At least 20 people are dead and 19 missing after heavy rains lashed Beijing, Chinese state broadcaster CCTV has said.
A military unit of 26 soldiers and four helicopters launched an "airdrop rescue mission" in the early hours of Tuesday to deliver hundreds of food packages and ponchos to people stranded in and around a train station in Beijing's hard-hit Mentougou district, state broadcaster CCTV reported.
"On July 31, areas in Beijing including Fangshan and Mentougou suffered serious damage from water, causing three trains to get trapped on their routes and road traffic in some areas was completely cut off," CCTV reported.

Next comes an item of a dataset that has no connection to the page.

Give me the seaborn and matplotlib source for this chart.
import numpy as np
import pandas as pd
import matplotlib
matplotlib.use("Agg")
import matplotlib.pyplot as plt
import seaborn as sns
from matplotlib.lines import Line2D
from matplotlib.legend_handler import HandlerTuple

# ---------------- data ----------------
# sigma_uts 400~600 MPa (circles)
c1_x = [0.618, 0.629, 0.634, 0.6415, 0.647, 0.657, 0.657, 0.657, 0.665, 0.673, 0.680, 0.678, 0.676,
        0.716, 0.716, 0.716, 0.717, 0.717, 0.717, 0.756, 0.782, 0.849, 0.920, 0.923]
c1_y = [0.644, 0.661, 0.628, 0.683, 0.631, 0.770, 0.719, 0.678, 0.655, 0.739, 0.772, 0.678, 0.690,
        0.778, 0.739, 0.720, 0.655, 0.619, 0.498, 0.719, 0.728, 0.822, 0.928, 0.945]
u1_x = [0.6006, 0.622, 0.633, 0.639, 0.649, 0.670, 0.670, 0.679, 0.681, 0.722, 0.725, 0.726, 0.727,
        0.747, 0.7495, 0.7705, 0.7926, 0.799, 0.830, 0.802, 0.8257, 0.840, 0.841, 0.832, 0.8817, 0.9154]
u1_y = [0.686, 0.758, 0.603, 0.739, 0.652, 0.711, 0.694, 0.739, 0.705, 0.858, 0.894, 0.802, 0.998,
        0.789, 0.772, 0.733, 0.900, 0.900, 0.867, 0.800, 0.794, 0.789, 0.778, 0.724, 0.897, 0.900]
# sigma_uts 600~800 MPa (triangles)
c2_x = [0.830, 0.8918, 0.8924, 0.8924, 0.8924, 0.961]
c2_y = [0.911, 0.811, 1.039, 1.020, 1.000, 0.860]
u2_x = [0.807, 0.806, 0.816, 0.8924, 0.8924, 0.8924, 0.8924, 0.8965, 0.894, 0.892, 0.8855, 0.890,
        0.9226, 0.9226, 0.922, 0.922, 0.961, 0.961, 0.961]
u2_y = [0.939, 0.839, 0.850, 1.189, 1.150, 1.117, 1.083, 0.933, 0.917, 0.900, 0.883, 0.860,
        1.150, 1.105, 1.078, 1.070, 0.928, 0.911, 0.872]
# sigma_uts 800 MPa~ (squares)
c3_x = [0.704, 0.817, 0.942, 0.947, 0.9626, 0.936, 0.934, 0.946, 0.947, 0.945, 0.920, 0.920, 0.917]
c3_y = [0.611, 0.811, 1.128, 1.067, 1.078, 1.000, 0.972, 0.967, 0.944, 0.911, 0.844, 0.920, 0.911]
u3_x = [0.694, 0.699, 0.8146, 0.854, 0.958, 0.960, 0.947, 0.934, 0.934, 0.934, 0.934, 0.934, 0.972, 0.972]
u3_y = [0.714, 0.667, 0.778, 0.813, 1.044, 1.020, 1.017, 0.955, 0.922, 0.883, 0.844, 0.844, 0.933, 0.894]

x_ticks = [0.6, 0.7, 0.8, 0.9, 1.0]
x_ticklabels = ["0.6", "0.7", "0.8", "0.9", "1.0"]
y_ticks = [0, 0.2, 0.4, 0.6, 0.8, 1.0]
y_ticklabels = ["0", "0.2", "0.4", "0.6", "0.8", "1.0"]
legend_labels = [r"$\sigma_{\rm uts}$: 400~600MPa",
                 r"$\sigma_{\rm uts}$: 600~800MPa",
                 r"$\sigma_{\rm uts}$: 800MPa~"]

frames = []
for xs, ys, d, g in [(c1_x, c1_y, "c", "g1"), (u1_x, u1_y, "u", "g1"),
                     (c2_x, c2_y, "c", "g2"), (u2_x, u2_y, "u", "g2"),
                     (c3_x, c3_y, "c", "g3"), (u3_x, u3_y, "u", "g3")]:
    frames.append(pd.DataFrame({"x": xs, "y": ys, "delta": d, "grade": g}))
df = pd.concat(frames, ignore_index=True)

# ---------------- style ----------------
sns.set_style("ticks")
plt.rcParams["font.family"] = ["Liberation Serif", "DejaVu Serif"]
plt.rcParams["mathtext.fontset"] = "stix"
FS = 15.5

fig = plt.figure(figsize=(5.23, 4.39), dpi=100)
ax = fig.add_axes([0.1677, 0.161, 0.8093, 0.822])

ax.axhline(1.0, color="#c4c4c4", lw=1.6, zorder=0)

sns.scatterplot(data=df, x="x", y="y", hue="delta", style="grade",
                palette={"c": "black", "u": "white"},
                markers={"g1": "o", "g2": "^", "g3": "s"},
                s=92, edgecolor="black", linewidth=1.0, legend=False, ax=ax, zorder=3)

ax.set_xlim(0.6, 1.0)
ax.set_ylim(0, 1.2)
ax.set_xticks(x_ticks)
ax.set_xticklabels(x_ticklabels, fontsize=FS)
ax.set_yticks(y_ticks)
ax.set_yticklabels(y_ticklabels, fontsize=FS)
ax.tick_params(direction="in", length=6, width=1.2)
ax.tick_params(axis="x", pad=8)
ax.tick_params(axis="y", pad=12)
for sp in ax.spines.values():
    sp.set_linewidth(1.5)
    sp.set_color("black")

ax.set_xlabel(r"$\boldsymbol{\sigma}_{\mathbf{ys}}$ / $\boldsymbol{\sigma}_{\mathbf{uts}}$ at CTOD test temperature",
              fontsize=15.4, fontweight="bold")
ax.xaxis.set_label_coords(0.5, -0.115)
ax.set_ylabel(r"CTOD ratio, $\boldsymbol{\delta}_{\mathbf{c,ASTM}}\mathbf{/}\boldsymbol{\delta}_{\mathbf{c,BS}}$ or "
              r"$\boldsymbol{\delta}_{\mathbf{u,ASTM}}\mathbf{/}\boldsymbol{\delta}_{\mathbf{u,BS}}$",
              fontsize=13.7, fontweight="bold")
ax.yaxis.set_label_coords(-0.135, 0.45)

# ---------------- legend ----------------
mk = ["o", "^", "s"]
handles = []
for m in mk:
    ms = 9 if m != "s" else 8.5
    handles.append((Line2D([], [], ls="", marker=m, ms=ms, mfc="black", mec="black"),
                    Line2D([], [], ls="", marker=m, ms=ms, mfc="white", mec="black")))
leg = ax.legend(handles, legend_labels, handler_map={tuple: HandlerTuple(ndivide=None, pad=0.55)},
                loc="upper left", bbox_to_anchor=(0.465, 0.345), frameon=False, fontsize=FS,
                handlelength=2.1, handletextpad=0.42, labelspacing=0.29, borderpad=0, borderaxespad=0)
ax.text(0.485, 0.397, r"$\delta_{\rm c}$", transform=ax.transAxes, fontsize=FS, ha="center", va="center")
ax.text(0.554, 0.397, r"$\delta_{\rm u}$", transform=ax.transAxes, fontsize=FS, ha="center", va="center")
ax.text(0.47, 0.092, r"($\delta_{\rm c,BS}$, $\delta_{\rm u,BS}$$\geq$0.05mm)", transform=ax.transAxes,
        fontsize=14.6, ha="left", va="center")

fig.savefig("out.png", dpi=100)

Around 150,000 households in Mentougou had no running water, the local Communist Party newspaper Beijing Daily said, with 45 water tankers dispatched to offer emergency supplies.
Chinese President Xi Jinping called for "every effort" to rescue those "lost or trapped".

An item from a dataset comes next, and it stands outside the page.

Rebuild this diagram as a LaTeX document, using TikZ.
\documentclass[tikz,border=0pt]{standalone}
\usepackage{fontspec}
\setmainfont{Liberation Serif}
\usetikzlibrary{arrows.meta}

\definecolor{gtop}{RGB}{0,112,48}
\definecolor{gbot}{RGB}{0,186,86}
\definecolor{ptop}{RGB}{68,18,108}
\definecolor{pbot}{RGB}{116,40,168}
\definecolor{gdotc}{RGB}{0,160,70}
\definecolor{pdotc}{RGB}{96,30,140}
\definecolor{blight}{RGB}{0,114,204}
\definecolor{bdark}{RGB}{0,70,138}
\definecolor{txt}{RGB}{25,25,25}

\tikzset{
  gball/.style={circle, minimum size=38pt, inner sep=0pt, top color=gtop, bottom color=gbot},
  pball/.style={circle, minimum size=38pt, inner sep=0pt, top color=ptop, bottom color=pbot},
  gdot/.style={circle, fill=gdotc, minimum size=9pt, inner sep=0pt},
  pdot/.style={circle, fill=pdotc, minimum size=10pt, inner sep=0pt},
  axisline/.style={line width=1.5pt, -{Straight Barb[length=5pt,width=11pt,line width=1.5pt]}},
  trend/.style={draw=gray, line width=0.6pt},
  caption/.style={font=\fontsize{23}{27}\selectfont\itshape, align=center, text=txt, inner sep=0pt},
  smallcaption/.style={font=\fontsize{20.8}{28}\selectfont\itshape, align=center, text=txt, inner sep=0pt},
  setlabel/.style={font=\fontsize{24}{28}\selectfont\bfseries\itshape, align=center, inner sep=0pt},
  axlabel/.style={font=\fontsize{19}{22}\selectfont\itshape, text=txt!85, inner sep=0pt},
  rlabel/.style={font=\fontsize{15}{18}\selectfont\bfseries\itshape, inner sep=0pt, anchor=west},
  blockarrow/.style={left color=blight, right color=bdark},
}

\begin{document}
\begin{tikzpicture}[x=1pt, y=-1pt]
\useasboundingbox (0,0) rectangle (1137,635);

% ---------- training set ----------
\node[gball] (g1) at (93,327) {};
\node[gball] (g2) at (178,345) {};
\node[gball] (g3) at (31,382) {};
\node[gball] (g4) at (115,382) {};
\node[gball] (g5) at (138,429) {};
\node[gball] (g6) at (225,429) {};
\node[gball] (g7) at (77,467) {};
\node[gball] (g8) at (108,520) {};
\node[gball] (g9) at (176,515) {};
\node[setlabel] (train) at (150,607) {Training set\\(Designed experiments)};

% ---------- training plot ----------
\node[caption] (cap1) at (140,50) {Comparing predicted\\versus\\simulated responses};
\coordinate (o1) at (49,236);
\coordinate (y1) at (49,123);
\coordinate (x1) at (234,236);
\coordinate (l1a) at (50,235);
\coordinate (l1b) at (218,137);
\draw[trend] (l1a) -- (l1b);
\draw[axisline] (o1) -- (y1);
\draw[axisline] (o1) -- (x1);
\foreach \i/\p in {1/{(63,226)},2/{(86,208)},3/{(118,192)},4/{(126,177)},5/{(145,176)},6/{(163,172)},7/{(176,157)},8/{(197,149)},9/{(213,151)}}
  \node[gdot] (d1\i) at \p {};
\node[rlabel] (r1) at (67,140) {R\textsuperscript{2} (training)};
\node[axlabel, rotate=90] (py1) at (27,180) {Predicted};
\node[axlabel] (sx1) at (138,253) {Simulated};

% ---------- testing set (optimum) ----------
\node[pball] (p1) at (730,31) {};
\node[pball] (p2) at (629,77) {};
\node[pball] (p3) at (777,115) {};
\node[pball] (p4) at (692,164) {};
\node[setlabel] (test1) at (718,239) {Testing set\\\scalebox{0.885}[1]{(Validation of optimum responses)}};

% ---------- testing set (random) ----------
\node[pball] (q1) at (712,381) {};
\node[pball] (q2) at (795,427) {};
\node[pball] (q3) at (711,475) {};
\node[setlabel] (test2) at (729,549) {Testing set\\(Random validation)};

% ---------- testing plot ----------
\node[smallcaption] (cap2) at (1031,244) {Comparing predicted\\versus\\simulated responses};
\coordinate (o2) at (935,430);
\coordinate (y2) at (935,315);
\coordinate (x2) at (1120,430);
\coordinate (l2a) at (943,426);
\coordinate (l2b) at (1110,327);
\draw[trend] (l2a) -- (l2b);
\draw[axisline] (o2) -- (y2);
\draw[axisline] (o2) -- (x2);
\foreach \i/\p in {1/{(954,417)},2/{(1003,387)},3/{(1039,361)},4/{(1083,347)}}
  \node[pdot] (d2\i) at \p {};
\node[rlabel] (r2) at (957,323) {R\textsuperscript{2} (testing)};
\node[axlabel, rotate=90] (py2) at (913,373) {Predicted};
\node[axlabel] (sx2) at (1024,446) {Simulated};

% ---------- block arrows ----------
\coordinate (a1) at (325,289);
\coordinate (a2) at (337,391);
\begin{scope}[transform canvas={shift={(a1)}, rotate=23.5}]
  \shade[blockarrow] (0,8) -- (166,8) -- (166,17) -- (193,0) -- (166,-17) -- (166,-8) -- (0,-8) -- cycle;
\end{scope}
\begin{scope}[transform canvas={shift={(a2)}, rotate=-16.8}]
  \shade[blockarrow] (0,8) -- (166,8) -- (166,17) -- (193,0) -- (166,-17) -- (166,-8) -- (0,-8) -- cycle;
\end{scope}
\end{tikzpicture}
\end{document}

"Xi Jinping demanded that all localities should make every effort to search for and rescue lost and trapped persons," state broadcaster CCTV reported, adding they "must do a good job in treating the injured and comforting the families of victims, and minimise casualties."
Local media on Monday published footage of chaotic scenes aboard high-speed rail trains stranded on tracks for as long as 30 hours, with passengers complaining that they had run out of food and water.
Storm Doksuri, a former super typhoon, has swept northwards over China since Friday, when it hit southern Fujian province after scything through the Philippines.
Heavy rains began pummelling the capital and surrounding areas on Saturday, with nearly the average rainfall for the entire month of July dumped on Beijing in just 40 hours.
Beijing and neighbouring Hebei province were on red alert overnight for rainstorms, with meteorological authorities warning of potential flash floods and landslides.
The city activated a flood control reservoir on Monday for the first time since it was built in 1998, the Beijing Daily said.
In Handan, Hebei province, rescuers lifted by crane reached a man trapped on his car in floodwaters on Sunday, lifting him to safety before the car was flipped and washed away by the current.
Experts had warned that the downpour could prompt even worse flooding than in July 2012, when 79 people were killed and tens of thousands evacuated, according to local media.
The country is already preparing for the arrival of another typhoon — Khanun, the sixth such storm of the year — as it nears China's east coast.